__To be done__.
Type out the data exactly as given. Skip any image.

______

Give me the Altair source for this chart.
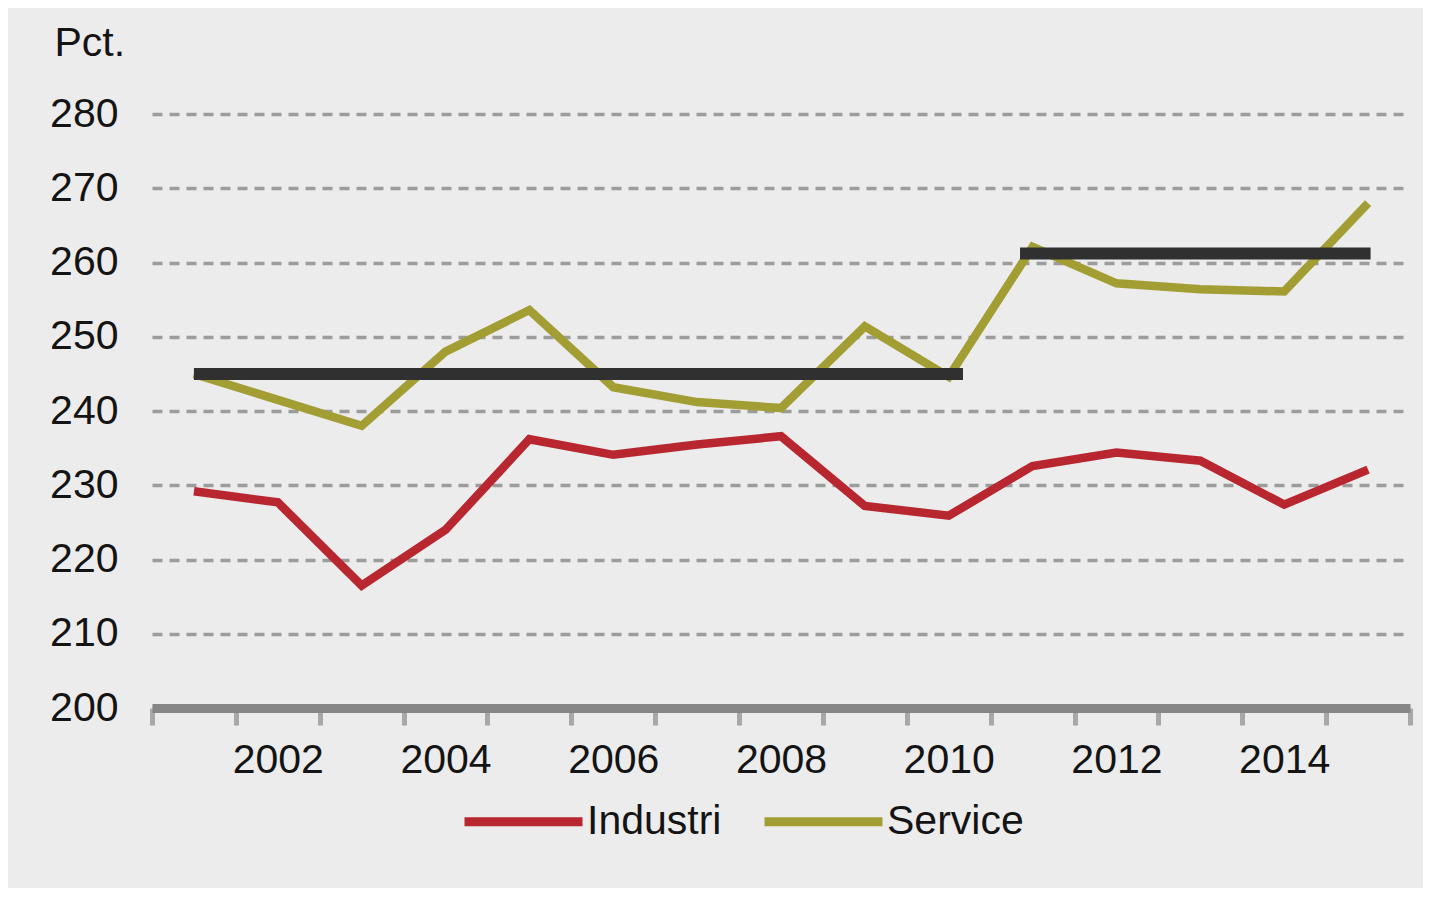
import altair as alt
import pandas as pd

# ---- data ----
years = list(range(2001, 2016))
industri = [229.2, 227.7, 216.5, 224.0, 236.2, 234.1, 235.5, 236.6, 227.2, 225.9,
            232.6, 234.4, 233.3, 227.4, 232.1]
service = [245.0, 241.5, 238.0, 248.0, 253.6, 243.2, 241.2, 240.4, 251.4, 244.6,
           262.1, 257.2, 256.4, 256.1, 268.0]
series_names = ["Industri", "Service"]
series_colors = ["#b8262f", "#a29e34"]

# period averages (black bars)
avg_start = [2001.0, 2010.85]
avg_end = [2010.17, 2015.03]
avg_value = [245.0, 261.2]

y_ticks = [200, 210, 220, 230, 240, 250, 260, 270, 280]
x_boundaries = [2000.5 + i for i in range(16)]
x_labels = [2002, 2004, 2006, 2008, 2010, 2012, 2014]

FONT = "Liberation Sans"
TXT = "#141414"

rows = []
for name, vals in zip(series_names, [industri, service]):
    for yr, v in zip(years, vals):
        rows.append({"year": yr, "series": name, "value": v})
df = pd.DataFrame(rows)
avg_df = pd.DataFrame({"start": avg_start, "end": avg_end, "value": avg_value})

x_scale = alt.Scale(domain=[2000.5, 2015.5], nice=False, zero=False)
y_scale = alt.Scale(domain=[200, 280], nice=False, zero=False)

x_axis = alt.Axis(
    values=x_boundaries + x_labels,
    labelExpr="datum.value % 2 == 0 ? '' + datum.value : ''",
    tickOpacity={"condition": {"test": "datum.value % 1 != 0", "value": 1}, "value": 0},
    tickSize=17, tickWidth=5, tickColor="#a8a8a8",
    domainColor="#868686", domainWidth=9,
    labelFontSize=41, labelFont=FONT, labelColor=TXT, labelPadding=15,
    labelOverlap=False, labelFlush=False, grid=False, title=None,
)

y_axis = alt.Axis(
    values=y_ticks, ticks=False, tickSize=0, domain=False,
    grid=True, gridColor="#9c9c9c", gridDash=[10, 7], gridWidth=3.5,
    labelFontSize=41, labelFont=FONT, labelColor=TXT, labelPadding=34,
    title="Pct.", titleAngle=0, titleX=-98, titleY=-59, titleAlign="left",
    titleBaseline="alphabetic", titleFontSize=41, titleFont=FONT,
    titleFontWeight="normal", titleColor=TXT,
)

lines = alt.Chart(df).mark_line(strokeWidth=8.5, strokeJoin="miter").encode(
    x=alt.X("year:Q", scale=x_scale, axis=x_axis),
    y=alt.Y("value:Q", scale=y_scale, axis=y_axis),
    color=alt.Color(
        "series:N",
        scale=alt.Scale(domain=series_names, range=series_colors),
        legend=alt.Legend(
            title=None, orient="none", legendX=308, legendY=644,
            direction="horizontal", symbolType="stroke", symbolSize=13924,
            symbolStrokeWidth=9, labelFontSize=41, labelFont=FONT,
            labelColor=TXT, labelOffset=0, columnPadding=24, labelLimit=400,
        ),
    ),
)

rules = alt.Chart(avg_df).mark_rule(color="#303030", strokeWidth=12).encode(
    x=alt.X("start:Q", scale=x_scale),
    x2="end:Q",
    y=alt.Y("value:Q", scale=y_scale),
)

chart = alt.layer(lines, rules).properties(
    width=1258, height=594,
    autosize=alt.AutoSizeParams(type="none"),
    padding={"left": 144, "top": 106, "right": 13, "bottom": 180},
    background="#ececec",
).configure_view(stroke=None)

chart.save("out.html", embed_options={"renderer": "svg", "actions": False})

______

__Task result__.
Give me the Altair source for this chart.
import altair as alt
import pandas as pd

# ---- data ----
years = list(range(2001, 2016))
industri = [229.2, 227.7, 216.5, 224.0, 236.2, 234.1, 235.5, 236.6, 227.2, 225.9,
            232.6, 234.4, 233.3, 227.4, 232.1]
service = [245.0, 241.5, 238.0, 248.0, 253.6, 243.2, 241.2, 240.4, 251.4, 244.6,
           262.1, 257.2, 256.4, 256.1, 268.0]
series_names = ["Industri", "Service"]
series_colors = ["#b8262f", "#a29e34"]

# period averages (black bars)
avg_start = [2001.0, 2010.85]
avg_end = [2010.17, 2015.03]
avg_value = [245.0, 261.2]

y_ticks = [200, 210, 220, 230, 240, 250, 260, 270, 280]
x_boundaries = [2000.5 + i for i in range(16)]
x_labels = [2002, 2004, 2006, 2008, 2010, 2012, 2014]

FONT = "Liberation Sans"
TXT = "#141414"

rows = []
for name, vals in zip(series_names, [industri, service]):
    for yr, v in zip(years, vals):
        rows.append({"year": yr, "series": name, "value": v})
df = pd.DataFrame(rows)
avg_df = pd.DataFrame({"start": avg_start, "end": avg_end, "value": avg_value})

x_scale = alt.Scale(domain=[2000.5, 2015.5], nice=False, zero=False)
y_scale = alt.Scale(domain=[200, 280], nice=False, zero=False)

x_axis = alt.Axis(
    values=x_boundaries + x_labels,
    labelExpr="datum.value % 2 == 0 ? '' + datum.value : ''",
    tickOpacity={"condition": {"test": "datum.value % 1 != 0", "value": 1}, "value": 0},
    tickSize=17, tickWidth=5, tickColor="#a8a8a8",
    domainColor="#868686", domainWidth=9,
    labelFontSize=41, labelFont=FONT, labelColor=TXT, labelPadding=15,
    labelOverlap=False, labelFlush=False, grid=False, title=None,
)

y_axis = alt.Axis(
    values=y_ticks, ticks=False, tickSize=0, domain=False,
    grid=True, gridColor="#9c9c9c", gridDash=[10, 7], gridWidth=3.5,
    labelFontSize=41, labelFont=FONT, labelColor=TXT, labelPadding=34,
    title="Pct.", titleAngle=0, titleX=-98, titleY=-59, titleAlign="left",
    titleBaseline="alphabetic", titleFontSize=41, titleFont=FONT,
    titleFontWeight="normal", titleColor=TXT,
)

lines = alt.Chart(df).mark_line(strokeWidth=8.5, strokeJoin="miter").encode(
    x=alt.X("year:Q", scale=x_scale, axis=x_axis),
    y=alt.Y("value:Q", scale=y_scale, axis=y_axis),
    color=alt.Color(
        "series:N",
        scale=alt.Scale(domain=series_names, range=series_colors),
        legend=alt.Legend(
            title=None, orient="none", legendX=308, legendY=644,
            direction="horizontal", symbolType="stroke", symbolSize=13924,
            symbolStrokeWidth=9, labelFontSize=41, labelFont=FONT,
            labelColor=TXT, labelOffset=0, columnPadding=24, labelLimit=400,
        ),
    ),
)

rules = alt.Chart(avg_df).mark_rule(color="#303030", strokeWidth=12).encode(
    x=alt.X("start:Q", scale=x_scale),
    x2="end:Q",
    y=alt.Y("value:Q", scale=y_scale),
)

chart = alt.layer(lines, rules).properties(
    width=1258, height=594,
    autosize=alt.AutoSizeParams(type="none"),
    padding={"left": 144, "top": 106, "right": 13, "bottom": 180},
    background="#ececec",
).configure_view(stroke=None)

chart.save("out.html", embed_options={"renderer": "svg", "actions": False})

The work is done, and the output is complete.